Pendle offers two oracle types for pricing PT and LP tokens. For most new integrations, the Linear Discount Oracle is the recommended choice — it has been widely adopted by top Aave and Morpho curators including Gauntlet and Steakhouse due to its manipulation-resistant design and alignment with PT's guaranteed 1:1 redemption to underlying at maturity. The TWAP oracle remains available for integrations that require a market-derived price.

Which oracle should I use?

Oracle type	Status	Best for	Docs
Deterministic (Linear Discount)	✅ Recommended	Money markets, lending protocols, collateral pricing	LinearDiscountOracle · LP variant · Choosing params
TWAP PT/LP Oracle	Available	Integrations requiring a live market-derived price	HowToIntegratePtAndLpOracle

Why the Linear Discount Oracle is recommended

PT is guaranteed to redeem 1:1 to its underlying asset at maturity. This hard floor means a linear discount model — which prices PT as a fraction that converges to 1.0 at expiry — is fundamentally sound and tightly tracks fair value. In contrast, TWAP oracles derive price from AMM activity, which introduces AMM manipulation surface and requires careful initialization and liquidity depth assessment.

The Linear Discount Oracle has no external dependencies during reads (block.timestamp only), making it liveness-risk-free and manipulation-resistant. This is why it has become the oracle of choice for top risk curators integrating PT across Aave and Morpho markets.

About the PT Oracle

In the Pendle system, $PT$ can be freely traded from and to $SY$ utilizing our AMM. With the built-in TWAP oracle library, the geometric mean price of $PT$ in terms of SY or asset can be derived from our PendleMarket contracts fully on-chain. Please refer to the StandardizedYield doc for more details of SY & asset.

Oracle design

Pendle's oracle implementation is inspired by the idea of the UniswapV3 Oracle (see here) with a slight difference in how we define the cumulative rate. In short, our oracle stores the cumulative logarithm of implied APY (the interest rate implied by $PT/asset$ pricing). From the cumulative logarithm of Implied APY, we can calculate the geometric mean of Implied APY, which will be used to derive the mean $PT$ price.

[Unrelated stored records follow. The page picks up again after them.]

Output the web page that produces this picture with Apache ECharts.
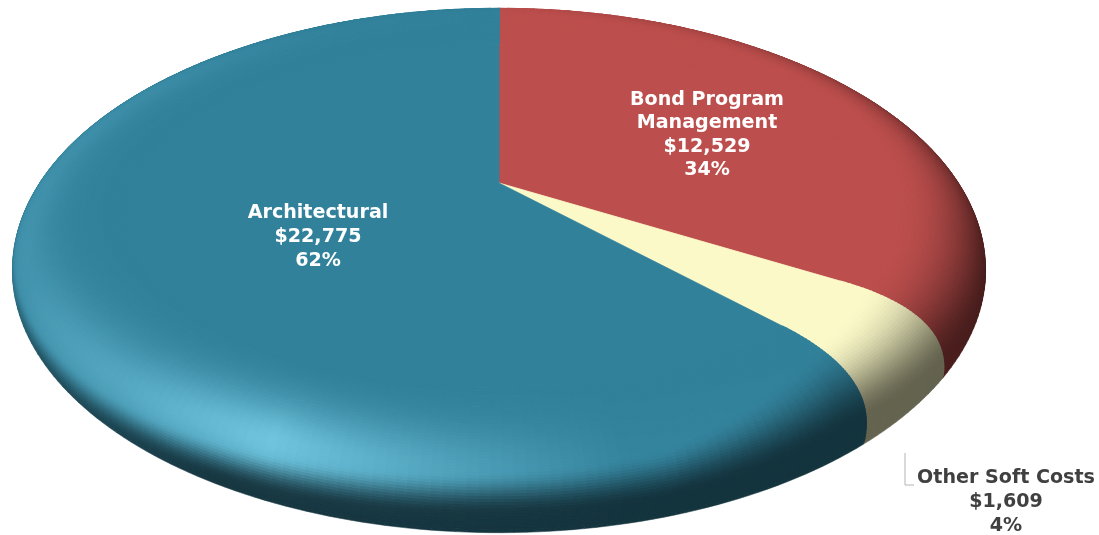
<!DOCTYPE html>
<html><head><meta charset="utf-8">
<style>html,body{margin:0;padding:0;background:#fff}#c{width:1099px;height:535px}</style>
<script src="https://cdn.jsdelivr.net/npm/echarts@6/dist/echarts.min.js"></script>
</head><body><div id="c"></div>
<script>
const categories = ['Bond Program\nManagement', 'Other Soft Costs', 'Architectural'];
const values = [12529, 1609, 22775];
const valueLabels = ['$12,529', '$1,609', '$22,775'];
const percentLabels = ['34%', '4%', '62%'];
const colors = ['#BC4F4D', '#FBF9C8', '#32819B'];
const glowColors = ['#E07070', '#FFFFE0', '#78CDE6'];
const labelColors = ['#ffffff', '#404040', '#ffffff'];
const labelCentres = [[707, 135], [1006, 502], [318, 237]];

// disc geometry
const G = {cx: 499, apexY: 183, k: 215, m: 471, p: 0.25, ox: 499, oy: 270.5, orx: 486.6, ory: 262.2, r0: 0.77, rc: 0.99};
const cy0 = G.apexY + (G.k / (1 - G.p) - G.k / (1 + G.p)) / 2;
const ry0 = (G.k / (1 - G.p) + G.k / (1 + G.p)) / 2;
function H(r, th) {
  const X = r * Math.sin(th), Y = -r * Math.cos(th), d = 1 - G.p * Y;
  return [G.cx + G.m * X / d, G.apexY + G.k * Y / d];
}
function phiOf(th) {
  const h = H(1, th);
  let ph = Math.atan2((h[0] - G.cx) / G.orx, -(h[1] - cy0) / ry0);
  ph += 5.5 * Math.PI / 180 * Math.sin(ph);
  return ph;
}
function point(th, t) {
  const a = H(G.r0, th), b = H(G.rc, th), ph = phiOf(th);
  const c = [G.ox + G.orx * Math.sin(ph), G.oy - G.ory * Math.cos(ph)];
  const u = 1 - t;
  return [u*u*a[0] + 2*u*t*b[0] + t*t*c[0], u*u*a[1] + 2*u*t*b[1] + t*t*c[1]];
}
function table(tb, x) {
  for (let i = 1; i < tb.length; i++) if (x <= tb[i][0]) {
    const f = (x - tb[i-1][0]) / (tb[i][0] - tb[i-1][0]);
    return tb[i-1][1] + f * (tb[i][1] - tb[i-1][1]);
  }
  return tb[tb.length-1][1];
}
const darkT = [[0,0.02],[30,0.15],[60,0.38],[90,0.62],[120,0.6],[180,0.6],[215,0.6],[250,0.4],[275,0.1],[320,0.02],[360,0.02]];
const dS = [[0,.6],[30,.45],[60,.3],[90,.12],[115,.1],[135,.2],[160,.5],[180,.55],[210,.65],[240,.75],[270,.85],[360,.6]];
const dE = [[0,1],[90,1],[115,.85],[135,.78],[160,.85],[180,.85],[210,.92],[240,1],[360,1]];
const glowT = [[0,0],[120,0],[165,0.05],[185,0.42],[208,0.9],[232,0.5],[260,0.26],[280,0.22],[310,0.16],[335,0.04],[360,0]];
const glowC = [[0,.6],[180,.55],[217,.55],[270,.7],[360,.6]];
function ss(a, b, x) { const v = Math.min(1, Math.max(0, (x - a) / (b - a))); return v * v * (3 - 2 * v); }
function hex(c) { return [parseInt(c.slice(1,3),16), parseInt(c.slice(3,5),16), parseInt(c.slice(5,7),16)]; }
function shade(i, th, t) {
  let deg = phiOf(th) * 180 / Math.PI; if (deg < 0) deg += 360;
  const base = hex(colors[i]), glow = hex(glowColors[i]);
  const c = table(glowC, deg);
  const g = table(glowT, deg) * (Math.exp(-Math.pow((t - c) / 0.3, 2)) - Math.exp(-Math.pow(c / 0.3, 2)) * (1 - t));
  const dk = 1 - table(darkT, deg) * ss(table(dS, deg), table(dE, deg), t);
  return 'rgb(' + base.map((b, j) => Math.round((b + (glow[j] - b) * Math.max(0, g)) * dk)).join(',') + ')';
}
const total = values.reduce((a, b) => a + b, 0);
const starts = values.map((v, i) => values.slice(0, i).reduce((a, b) => a + b, 0));

function renderItem(params, api) {
  const i = params.dataIndex, v = api.value(1);
  const a0 = starts[i] / total * 2 * Math.PI, a1 = a0 + v / total * 2 * Math.PI;
  const n = Math.max(4, Math.ceil((a1 - a0) / (1.2 * Math.PI / 180))), T = 48;
  const kids = [];
  for (let s = T - 1; s >= 0; s--) {
    for (let a = 0; a < n; a++) {
      const p = a0 + (a1 - a0) * a / n, q = a0 + (a1 - a0) * (a + 1) / n;
      const t0 = s / T, t1 = (s + 1) / T, col = shade(i, (p + q) / 2, (t0 + t1) / 2);
      kids.push({type: 'polygon', silent: true,
        shape: {points: [point(p, t0), point(q, t0), point(q, t1), point(p, t1)]},
        style: {fill: col, stroke: col, lineWidth: s === T - 1 ? 0.5 : 1.3}});
    }
  }
  const flat = [H(0, 0)];
  for (let a = 0; a <= n; a++) flat.push(H(G.r0, a0 + (a1 - a0) * a / n));
  kids.push({type: 'polygon', silent: true, shape: {points: flat}, style: {fill: colors[i], stroke: colors[i], lineWidth: 0.8}});
  return {type: 'group', children: kids};
}
function labelItem(params) {
  const i = params.dataIndex, c = labelCentres[i];
  const kids = [{type: 'text', silent: true, style: {
    text: categories[i] + '\n' + valueLabels[i] + '\n' + percentLabels[i],
    x: c[0], y: c[1], align: 'center', verticalAlign: 'middle',
    font: 'bold 19.1px "DejaVu Sans"', lineHeight: 23.6, fill: labelColors[i]}}];
  if (i === 1) kids.push({type: 'polyline', silent: true,
    shape: {points: [[905, 453], [905, 485], [914, 485]]},
    style: {fill: 'none', stroke: '#b5b5b5', lineWidth: 1}});
  return {type: 'group', children: kids};
}
const data = values.map((v, i) => [i, v]);
const chart = echarts.init(document.getElementById('c'), null, {renderer: 'canvas'});
chart.setOption({
  animation: false, backgroundColor: '#fff',
  series: [
    {type: 'custom', coordinateSystem: 'none', data, renderItem, silent: true, progressive: 0, z: 1},
    {type: 'custom', coordinateSystem: 'none', data, renderItem: labelItem, silent: true, z: 2}
  ]
});
</script></body></html>
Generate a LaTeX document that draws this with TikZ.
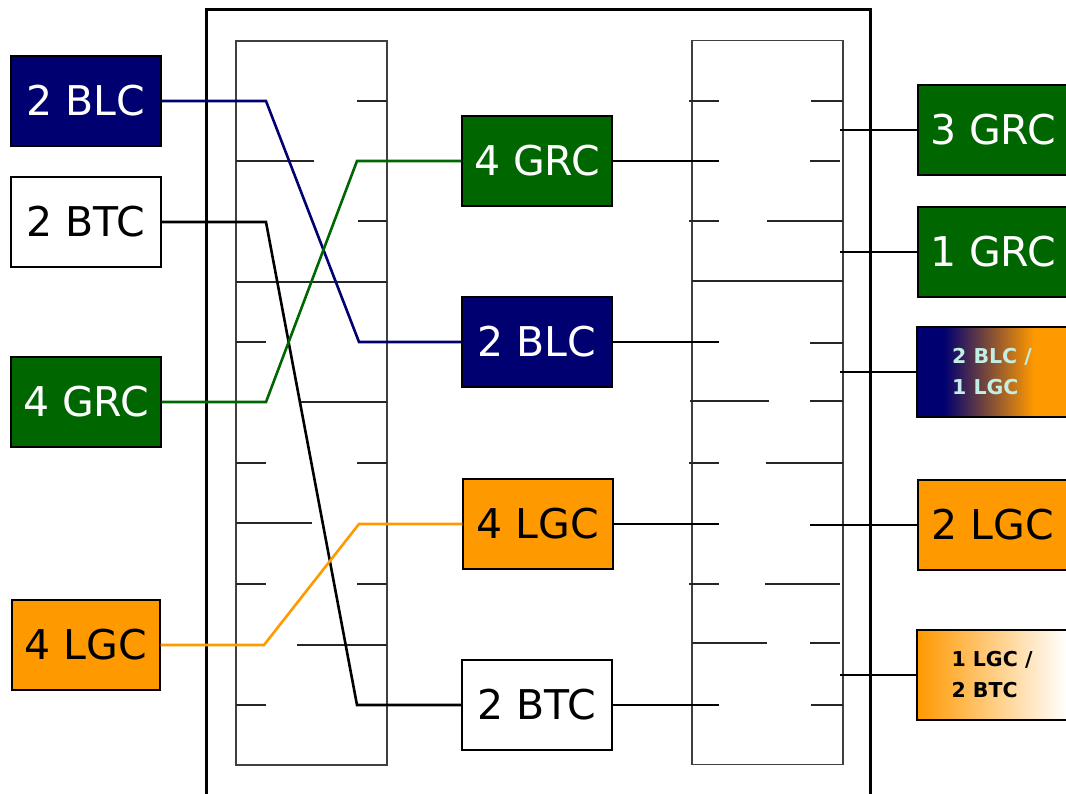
\documentclass[tikz,border=0pt]{standalone}
\usepackage{fontspec}
\setmainfont{DejaVu Sans}
\usepackage{tikz}
\usetikzlibrary{positioning}
\usepackage{xcolor}
\definecolor{blcblue}{RGB}{0,0,112}
\definecolor{grcgreen}{RGB}{0,102,0}
\definecolor{lgcorange}{RGB}{255,153,0}
\definecolor{mixtext}{RGB}{195,238,228}
\pgfdeclarehorizontalshading{blctolgc}{100bp}{color(0bp)=(blcblue); color(34bp)=(blcblue); color(64bp)=(lgcorange); color(100bp)=(lgcorange)}
\tikzset{
	unit/.style={rectangle, draw=black, line width=1.4pt,
		minimum width=150pt, minimum height=90pt, inner sep=0pt,
		font=\fontsize{41}{41}\selectfont},
	blc/.style={unit, fill=blcblue, text=white},
	grc/.style={unit, fill=grcgreen, text=white},
	lgc/.style={unit, fill=lgcorange, text=black},
	btc/.style={unit, fill=white, text=black},
	mixed/.style={unit, align=left,
		font=\bfseries\fontsize{20.5}{31}\selectfont},
	panel/.style={rectangle, draw=black!75, line width=1.3pt,
		minimum width=151pt, minimum height=724pt, inner sep=0pt},
	frame/.style={draw=black, line width=3pt},
	wire/.style={line width=2.6pt},
	tick/.style={draw=black!85, line width=1.3pt},
	link/.style={draw=black, line width=1.3pt}
}

\begin{document}
\begin{tikzpicture}[x=1pt, y=-1pt]
			\clip (0,0) rectangle (1066,794);
			
			%% outer frame and the two switch panels
			\draw[frame] (206,10) rectangle (870,820);
			\node[panel] (lpanel) at (311.5,403) {};
			\node[panel] (rpanel) at (767.5,402.5) {};
			
			%% left panel ticks
			\draw[tick] (357,101) -- (387,101) (236,161) -- (314,161)
			(358,221) -- (387,221) (236,282) -- (387,282)
			(236,342) -- (266,342) (301,402) -- (387,402)
			(236,463) -- (266,463) (357,463) -- (387,463)
			(236,523) -- (312,523) (236,584) -- (266,584)
			(357,584) -- (387,584) (297,645) -- (387,645)
			(236,705) -- (266,705);
			
			%% right panel ticks
			\draw[tick] (689,101) -- (719,101) (811,101) -- (843,101)
			(692,161) -- (719,161) (810,161) -- (840,161)
			(689,221) -- (719,221) (767,221) -- (843,221)
			(692,281) -- (843,281) (810,343) -- (843,343)
			(690,401) -- (769,401) (810,401) -- (843,401)
			(689,463) -- (719,463) (766,463) -- (843,463)
			(689,584) -- (719,584) (765,584) -- (840,584)
			(692,643) -- (767,643) (810,643) -- (840,643)
			(811,705) -- (843,705);
			
			%% input units
			\node[blc] (lblc) at (86,101) {2 BLC};
			\node[btc] (lbtc) at (86,222) {2 BTC};
			\node[grc] (lgrc) at (86,402) {4 GRC};
			\node[lgc, minimum width=148pt] (llgc) at (86,645) {4 LGC};
			
			%% middle units
			\node[grc] (mgrc) at (537,161) {4 GRC};
			\node[blc] (mblc) at (537,342) {2 BLC};
			\node[lgc] (mlgc) at (538,524) {4 LGC};
			\node[btc] (mbtc) at (537,705) {2 BTC};
			
			%% output units
			\node[grc] (rgrc3) at (993,130) {3 GRC};
			\node[grc] (rgrc1) at (993,252) {1 GRC};
			\node[mixed, shading=blctolgc, text=mixtext] (rmixa) at (992,372)
			{2 BLC /\\1 LGC};
			\node[mixed, left color=lgcorange, right color=white, text=black]
			(rmixb) at (992,675) {1 LGC /\\2 BTC};
			\node[lgc] (rlgc) at (993,525) {2 LGC};
			
			%% crossing wires
			\draw[wire, blcblue] (lblc) -- (266,101) -- (359,342) -- (mblc);
			\draw[wire, black] (lbtc) -- (266,222) -- (357,705) -- (mbtc);
			\draw[wire, grcgreen] (lgrc) -- (266,402) -- (357,161) -- (mgrc);
			\draw[wire, lgcorange] (llgc) -- (264,645) -- (359,524) -- (mlgc);
			
			%% thin links on the right
			\draw[link] (mgrc) -- (719,161);
			\draw[link] (mblc) -- (719,342);
			\draw[link] (mlgc) -- (719,524);
			\draw[link] (mbtc) -- (719,705);
			\draw[link] (840,130) -- (rgrc3);
			\draw[link] (840,252) -- (rgrc1);
			\draw[link] (840,372) -- (rmixa);
			\draw[link] (810,525) -- (rlgc);
			\draw[link] (840,675) -- (rmixb);
			
		\end{tikzpicture}
\end{document}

In a way, the Pendle AMM contract has a built-in oracle of interest rate, which can be used to derive $PT$ prices.

Formulas

Our oracle storage is in the following form:

struct Observation {
    // the block timestamp of the observation
    uint32 blockTimestamp;
    // the tick logarithm accumulator, i.e., ln(impliedRate) * time elapsed since the pool was first initialized
    uint216 lnImpliedRateCumulative;
    // whether or not the observation is initialized
    bool initialized;
}

The geometric mean price of $PT$ for the time interval of $[t_0, t_1]$ is:

$$lnImpliedRate = \frac{lnImpliedRateCumulative_1 - lnImpliedRateCumulative_0}{t_1 - t_0}$$ $$impliedRate = e^{lnImpliedRate}$$ $$assetToPtPrice = impliedRate^{\frac{timeToMaturity}{oneYear}}$$ $$ptToAssetPrice = 1 / assetToPtPrice$$

See How to Integrate for a step-by-step guide.

About the LP Oracle

Pendle's LP token represents a user's share in Pendle AMM which pairs up PT and SY.

SY is the interest-bearing token wrapper which enables depositing from and redeeming from underlying asset with no additional fee or price impact. PT can be traded to and from SY/underlying asset using our AMM, with a built-in geometric mean pricing module.

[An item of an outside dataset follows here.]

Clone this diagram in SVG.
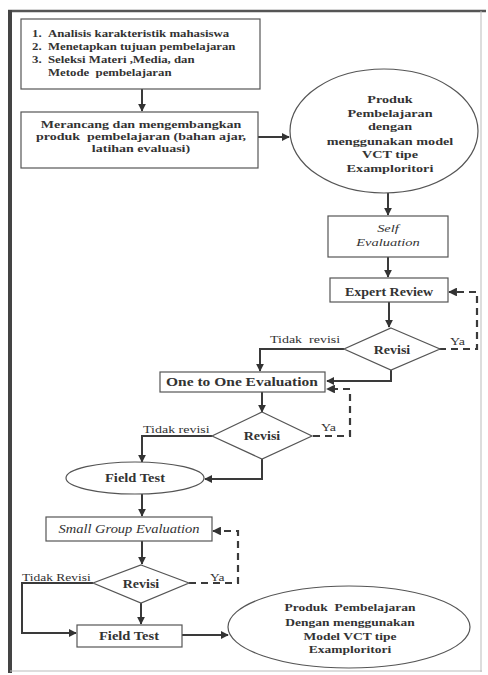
<svg xmlns="http://www.w3.org/2000/svg" width="488" height="675" viewBox="0 0 488 675">
<style>
.box{fill:#fff;stroke:#555;stroke-width:1.2}
.t{font-family:"Liberation Serif","Times New Roman",serif;fill:#333}
.b{font-weight:bold}
.i{font-style:italic}
.c{text-anchor:middle}
.ln{fill:none;stroke:#3a3a3a;stroke-width:2}
.dash{fill:none;stroke:#3a3a3a;stroke-width:2.2;stroke-dasharray:7,5}
</style>
<defs>
<marker id="ah" viewBox="0 0 10 10" refX="9" refY="5" markerWidth="4" markerHeight="4" orient="auto" markerUnits="strokeWidth">
<path d="M0,0 L10,5 L0,10 z" fill="#333"/>
</marker>
</defs>
<rect x="0" y="0" width="488" height="675" fill="#fff"/>
<g id="frame">
<line x1="8" y1="11" x2="486" y2="11" stroke="#555" stroke-width="2.5"/>
<line x1="10" y1="10" x2="10" y2="673" stroke="#444" stroke-width="4"/>
<line x1="481" y1="11" x2="481" y2="672" stroke="#bbb" stroke-width="1"/>
<line x1="10" y1="671" x2="482" y2="671" stroke="#bbb" stroke-width="1.2"/>
</g>
<g id="connectors">
<path class="ln" d="M142,89 L142,111" marker-end="url(#ah)"/>
<path class="ln" d="M258,137 L289,137" marker-end="url(#ah)"/>
<path class="ln" d="M388,193 L388,215" marker-end="url(#ah)"/>
<path class="ln" d="M388,257 L388,277" marker-end="url(#ah)"/>
<path class="ln" d="M389,302 L389,327" marker-end="url(#ah)"/>
<path class="dash" d="M439,349 L477,349 L477,292 L449,292" marker-end="url(#ah)"/>
<path class="ln" d="M344,349 L260,349 L260,371" marker-end="url(#ah)"/>
<path class="ln" d="M391,370 L391,381 L327,381" marker-end="url(#ah)"/>
<path class="ln" d="M262,392 L262,412" marker-end="url(#ah)"/>
<path class="dash" d="M313,436 L350,436 L350,389 L327,389" marker-end="url(#ah)"/>
<path class="ln" d="M212,436 L142,436 L142,462" marker-end="url(#ah)"/>
<path class="ln" d="M262,459 L262,479 L205,479" marker-end="url(#ah)"/>
<path class="ln" d="M142,494 L142,516" marker-end="url(#ah)"/>
<path class="ln" d="M142,541 L142,564" marker-end="url(#ah)"/>
<path class="dash" d="M189,583 L238,583 L238,531 L213,531" marker-end="url(#ah)"/>
<path class="ln" d="M93,583 L22,583 L22,633 L76,633" marker-end="url(#ah)"/>
<path class="ln" d="M141,603 L141,624" marker-end="url(#ah)"/>
<path class="ln" d="M182,635 L228,635" marker-end="url(#ah)"/>
</g>
<g id="n1">
<rect class="box" x="21" y="19" width="239" height="70"/>
<g transform="scale(1,0.75)">
<text class="t b" font-size="12.8" x="32" y="49.33">1.</text>
<text class="t b" font-size="12.8" x="48" y="49.33">Analisis karakteristik mahasiswa</text>
<text class="t b" font-size="12.8" x="32" y="66.67">2.</text>
<text class="t b" font-size="12.8" x="48" y="66.67">Menetapkan tujuan pembelajaran</text>
<text class="t b" font-size="12.8" x="32" y="84">3.</text>
<text class="t b" font-size="12.8" x="48" y="84">Seleksi Materi ,Media, dan</text>
<text class="t b" font-size="12.8" x="48" y="101.33" xml:space="preserve">Metode  pembelajaran</text>
</g>
</g>
<g id="n2">
<rect class="box" x="21" y="112" width="237" height="56"/>
<g transform="scale(1,0.75)">
<text class="t b c" font-size="14" x="141" y="171.33">Merancang dan mengembangkan</text>
<text class="t b c" font-size="14" x="141" y="187.33" xml:space="preserve">produk  pembelajaran (bahan ajar,</text>
<text class="t b c" font-size="14" x="141" y="202.67">latihan evaluasi)</text>
</g>
</g>
<g id="n3">
<ellipse class="box" cx="384" cy="131" rx="94" ry="62"/>
<g transform="scale(1,0.75)">
<text class="t b c" font-size="14.2" x="390" y="138">Produk</text>
<text class="t b c" font-size="14.2" x="390" y="156.67">Pembelajaran</text>
<text class="t b c" font-size="14.2" x="390" y="174">dengan</text>
<text class="t b c" font-size="14.2" x="390" y="194">menggunakan model</text>
<text class="t b c" font-size="14.2" x="390" y="211.33">VCT tipe</text>
<text class="t b c" font-size="14.2" x="390" y="230">Examploritori</text>
</g>
</g>
<g id="n4">
<rect class="box" x="328" y="216" width="120" height="41"/>
<g transform="scale(1,0.75)">
<text class="t i c" font-size="14.5" x="388" y="310">Self</text>
<text class="t i c" font-size="14.5" x="388" y="328.67">Evaluation</text>
</g>
</g>
<g id="n5">
<rect class="box" x="330" y="278" width="118" height="24"/>
<text class="t b c" font-size="14" x="389" y="348.2" transform="scale(1,0.85)">Expert Review</text>
</g>
<g id="n6">
<polygon class="box" points="391,328 440,349 391,370 344,349"/>
<text class="t b c" font-size="14" x="392" y="415.9" transform="scale(1,0.85)">Revisi</text>
<g transform="scale(1,0.75)">
<text class="t" font-size="14" x="270" y="458" xml:space="preserve">Tidak  revisi</text>
<text class="t" font-size="14" x="450" y="460.67">Ya</text>
</g>
</g>
<g id="n7">
<rect class="box" x="160" y="372" width="165" height="20"/>
<text class="t b c" font-size="15.5" x="242" y="454.7" transform="scale(1,0.85)">One to One Evaluation</text>
</g>
<g id="n8">
<polygon class="box" points="262,412 312,436 262,459 212,436"/>
<text class="t b c" font-size="14" x="262" y="517.1" transform="scale(1,0.85)">Revisi</text>
<g transform="scale(1,0.75)">
<text class="t" font-size="14" x="143" y="578">Tidak revisi</text>
<text class="t" font-size="14" x="321" y="575.33">Ya</text>
</g>
</g>
<g id="n9">
<ellipse class="box" cx="135" cy="478" rx="69" ry="16"/>
<text class="t b c" font-size="14.5" x="135" y="566.5" transform="scale(1,0.85)">Field Test</text>
</g>
<g id="n10">
<rect class="box" x="46" y="517" width="166" height="24"/>
<text class="t i c" font-size="14.5" x="129" y="626.5" transform="scale(1,0.85)">Small Group Evaluation</text>
</g>
<g id="n11">
<polygon class="box" points="141,565 189,583 141,603 93,583"/>
<text class="t b c" font-size="14" x="141" y="691.2" transform="scale(1,0.85)">Revisi</text>
<g transform="scale(1,0.75)">
<text class="t" font-size="13.5" x="22" y="775.33">Tidak Revisi</text>
<text class="t" font-size="13.5" x="210" y="775.33">Ya</text>
</g>
</g>
<g id="n12">
<rect class="box" x="77" y="625" width="105" height="22"/>
<text class="t b c" font-size="14.5" x="129" y="752.9" transform="scale(1,0.85)">Field Test</text>
</g>
<g id="n13">
<ellipse class="box" cx="349" cy="627" rx="121" ry="41"/>
<g transform="scale(1,0.75)">
<text class="t b c" font-size="13.5" x="350" y="815.33" xml:space="preserve">Produk  Pembelajaran</text>
<text class="t b c" font-size="13.5" x="350" y="835.33">Dengan menggunakan</text>
<text class="t b c" font-size="13.5" x="350" y="854">Model VCT tipe</text>
<text class="t b c" font-size="13.5" x="350" y="871.33">Examploritori</text>
</g>
</g>
</svg>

LP oracle returns the estimated TWAP exchange rate between LP token and underlying asset. Our approach for LP pricing is to simulate a hypothetical trade on the AMM so that its PT spot price (and the implied rate) matches PT price (and the implied rate) from PT oracle before using market state to calculate LP price.

For example:

• The 1hr TWAP PT price is 0.90 asset.
• The current state of the market is (x PT, y SY), where PT price is 0.92 asset
• We calculate a hypothetical, zero-fee swap that brings PT price to 0.90 asset, to reach a state of (x' PT, y' SY)
• We calculate the estimated TWAP LP token price based on the hypothetical state (x' PT, y' SY) and PT price of 0.90 asset

Detailed documentation on the math for this approach can be found here.

See How to Integrate for a step-by-step guide.

Recommended reading order

If using the Linear Discount Oracle (recommended)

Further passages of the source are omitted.